Kron contains einsums, and in general the first axis of the preconditioner matrices is the 
contracting axis.

If using only FSDP, I usually shard the last axis of each preconditioner matrix and call it good.

However, if using tensor parallelism in addition to FSDP, you may think more carefully about how 
the preconditioners are sharded in train_state. For example, with grads of shape (256, 128) and kron 
preconditioners of shapes (256, 256) and (128, 128), if the grads are sharded as (fsdp, tensor), 
then you may want to shard the (256, 256) preconditioner as (fsdp, tensor) and the (128, 128) 
preconditioner as (tensor, fsdp) so the grads and its preconditioners have similar contracting axes.


**Scanned layers:**

If you are scanning layers in your network, you can also have kron scan over these layers while 
updating and applying the preconditioner. Simply pass in a pytree through `scanned_layers` with 
the same structure as your params with bool values indicating which layers are scanned. PSGD will 
vmap over the first dims of those layers.

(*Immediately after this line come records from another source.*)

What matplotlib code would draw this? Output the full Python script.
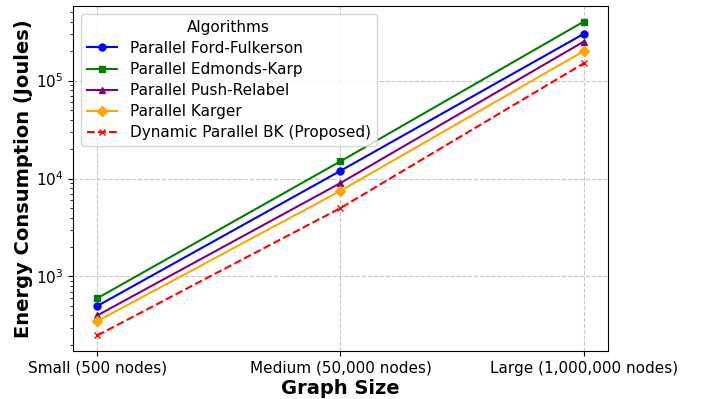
import numpy as np
import matplotlib.pyplot as plt

# ============================================================
# Data
# ============================================================

graph_sizes = ["Small (500 nodes)", "Medium (50,000 nodes)", "Large (1,000,000 nodes)"]

ford_fulkerson = [500, 12000, 300000]
edmonds_karp = [600, 15000, 400000]
push_relabel = [400, 9000, 250000]
karger = [350, 7500, 200000]
dynamic_bk = [250, 5000, 150000]

x = np.arange(len(graph_sizes))

# ============================================================
# Plot
# ============================================================

fig, ax = plt.subplots(figsize=(7.02, 3.99), dpi=100)
plt.subplots_adjust(left=0.104, right=0.866, top=0.985, bottom=0.12)

ax.plot(x, ford_fulkerson, marker='o', ms=5, color='blue', label="Parallel Ford-Fulkerson")
ax.plot(x, edmonds_karp, marker='s', ms=5, color='green', label="Parallel Edmonds-Karp")
ax.plot(x, push_relabel, marker='^', ms=5, color='purple', label="Parallel Push-Relabel")
ax.plot(x, karger, marker='D', ms=5, color='orange', label="Parallel Karger")
ax.plot(x, dynamic_bk, marker='x', ms=5, ls='--', color='red', label="Dynamic Parallel BK (Proposed)")

ax.set_yscale('log')
ax.set_xticks(x)
ax.set_xticklabels(graph_sizes, fontsize=11)
ax.tick_params(axis='y', labelsize=11)

ax.set_xlabel("Graph Size", fontsize=14, fontweight='bold', labelpad=2)
ax.set_ylabel("Energy Consumption (Joules)", fontsize=14, fontweight='bold', labelpad=2)

ax.grid(True, ls='--', alpha=0.7)
ax.legend(title="Algorithms", fontsize=11, title_fontsize=11, loc='upper left',
          labelspacing=0.4)

fig.savefig("out.png", dpi=100)
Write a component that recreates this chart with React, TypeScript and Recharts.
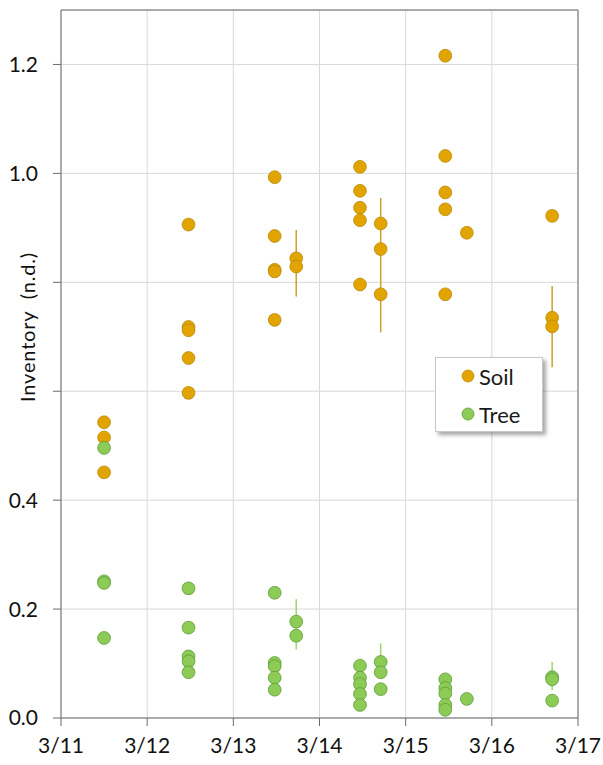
import { CartesianGrid, ErrorBar, Legend, ReferenceLine, Scatter, ScatterChart, XAxis, YAxis } from "recharts"

// x = days since 3/11, y = inventory, optional [minus, plus] error
type Pt = [number, number, [number, number]?]

const dayLabels = ["3/11", "3/12", "3/13", "3/14", "3/15", "3/16", "3/17"]
const dayTicks = [0, 1, 2, 3, 4, 5, 6]
const yTicks = [0, 0.2, 0.4, 0.6, 0.8, 1.0, 1.2]
const yTickLabels = ["0.0", "0.2", "0.4", "", "", "1.0", "1.2"]

const soilPoints: Pt[] = [
  [0.5, 0.543], [0.5, 0.515], [0.5, 0.451],
  [1.48, 0.906], [1.48, 0.718], [1.48, 0.712], [1.48, 0.661], [1.48, 0.597],
  [2.48, 0.993], [2.48, 0.885], [2.48, 0.823], [2.48, 0.82], [2.48, 0.731],
  [2.73, 0.844, [0.07, 0.052]], [2.73, 0.829],
  [3.47, 1.012], [3.47, 0.968], [3.47, 0.937], [3.47, 0.914], [3.47, 0.796],
  [3.71, 0.908], [3.71, 0.861, [0.153, 0.094]], [3.71, 0.778],
  [4.46, 1.216], [4.46, 1.032], [4.46, 0.965], [4.46, 0.934], [4.46, 0.778],
  [4.71, 0.891],
  [5.7, 0.922], [5.7, 0.735], [5.7, 0.719, [0.075, 0.074]],
]

const treePoints: Pt[] = [
  [0.5, 0.496], [0.5, 0.251], [0.5, 0.248], [0.5, 0.147],
  [1.48, 0.238], [1.48, 0.166], [1.48, 0.113], [1.48, 0.104], [1.48, 0.084],
  [2.48, 0.23], [2.48, 0.101], [2.48, 0.095], [2.48, 0.074], [2.48, 0.052],
  [2.73, 0.177, [0.051, 0.041]], [2.73, 0.151],
  [3.47, 0.096], [3.47, 0.074], [3.47, 0.062], [3.47, 0.044], [3.47, 0.024],
  [3.71, 0.103, [0.02, 0.034]], [3.71, 0.084], [3.71, 0.053],
  [4.46, 0.071], [4.46, 0.055], [4.46, 0.045], [4.46, 0.024], [4.46, 0.015],
  [4.71, 0.035],
  [5.7, 0.075], [5.7, 0.071, [0.02, 0.032]], [5.7, 0.032],
]

const SOIL = { fill: "#E1A400", stroke: "#B98A0A", err: "#C9A227" }
const TREE = { fill: "#8CCB55", stroke: "#5F9A3A", err: "#9FD56C" }
const FONT = "Lato, 'Open Sans', sans-serif"

const toRows = (pts: Pt[]) => pts.map(([x, y, e]) => ({ x, y, err: e }))

const dot = (c: { fill: string; stroke: string }) => (p: any) => (
  <circle cx={p.cx} cy={p.cy} r={6.4} fill={c.fill} stroke={c.stroke} strokeWidth={0.8} />
)

function LegendBox() {
  const items = [
    { name: "Soil", c: SOIL },
    { name: "Tree", c: TREE },
  ]
  return (
    <div
      style={{
        width: 108,
        height: 75,
        background: "#fff",
        border: "1px solid #c8c8c8",
        boxShadow: "3px 3px 4px rgba(0,0,0,0.35)",
        fontFamily: FONT,
        fontSize: 22,
        color: "#1a1a1a",
        boxSizing: "border-box",
        paddingTop: 3,
      }}
    >
      {items.map((it) => (
        <div key={it.name} style={{ display: "flex", alignItems: "center", height: 30, paddingLeft: 25, marginBottom: 8 }}>
          <svg width={14} height={14} style={{ marginRight: 4 }}>
            <circle cx={7} cy={7} r={6} fill={it.c.fill} stroke={it.c.stroke} strokeWidth={0.8} />
          </svg>
          {it.name}
        </div>
      ))}
    </div>
  )
}

export default function App() {
  return (
    <div style={{ position: "absolute", left: 0, top: 0, background: "#fff" }}>
      <ScatterChart width={603} height={765} margin={{ top: 10, right: 25, bottom: 7, left: 0 }}>
        <CartesianGrid stroke="#d9d9d9" />
        <XAxis
          type="number"
          dataKey="x"
          domain={[0, 6]}
          ticks={dayTicks}
          tickFormatter={(v) => dayLabels[dayTicks.indexOf(v)] ?? ""}
          height={40}
          tickSize={8}
          tickMargin={12}
          stroke="#6b6b6b"
          tick={{ fill: "#111", fontSize: 21, fontFamily: FONT }}
        />
        <YAxis
          type="number"
          dataKey="y"
          domain={[0, 1.3]}
          ticks={yTicks}
          tickFormatter={(v) => yTickLabels[yTicks.indexOf(v)] ?? ""}
          width={61}
          tickSize={8}
          tickMargin={15}
          stroke="#6b6b6b"
          tick={{ fill: "#111", fontSize: 21, fontFamily: FONT }}
          label={(props: any) => {
            const vb = props.viewBox
            const cx = 27
            const cy = vb.y + vb.height / 2 - 37
            return (
              <text
                x={cx}
                y={cy}
                transform={`rotate(-90 ${cx} ${cy})`}
                textAnchor="middle"
                dominantBaseline="central"
                fontSize={20}
                letterSpacing={0.8}
                fontFamily={FONT}
                fill="#111"
              >
                {"Inventory\u00A0\u00A0(n.d.)"}
              </text>
            )
          }}
        />
        <ReferenceLine y={1.3} stroke="#6b6b6b" />
        <ReferenceLine x={6} stroke="#6b6b6b" />
        <Scatter name="Soil" data={toRows(soilPoints)} shape={dot(SOIL)} isAnimationActive={false}>
          <ErrorBar dataKey="err" direction="y" width={0} stroke={SOIL.err} strokeWidth={1.5} />
        </Scatter>
        <Scatter name="Tree" data={toRows(treePoints)} shape={dot(TREE)} isAnimationActive={false}>
          <ErrorBar dataKey="err" direction="y" width={0} stroke={TREE.err} strokeWidth={1.5} />
        </Scatter>
        <Legend
          layout="vertical"
          align="center"
          verticalAlign="middle"
          wrapperStyle={{ left: 435, top: 357, width: 108, height: 75 }}
          content={() => <LegendBox />}
        />
      </ScatterChart>
    </div>
  )
}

If you need a more advanced scanning setup, please open 
an issue.

For very large models, the preconditioner update may use too much memory all at once when scanning, 
in which case you can set `lax_map_scanned_layers` to `True` and set `lax_map_batch_size` to a 
reasonable batch size for your setup (`lax.map` scans over batches of vmap, see JAX docs). If 
your net is 32 layers and you're hitting OOM during the optimizer step, you can break the model into
2 or 4 and set `lax_map_batch_size` to 16 or 8 respectively.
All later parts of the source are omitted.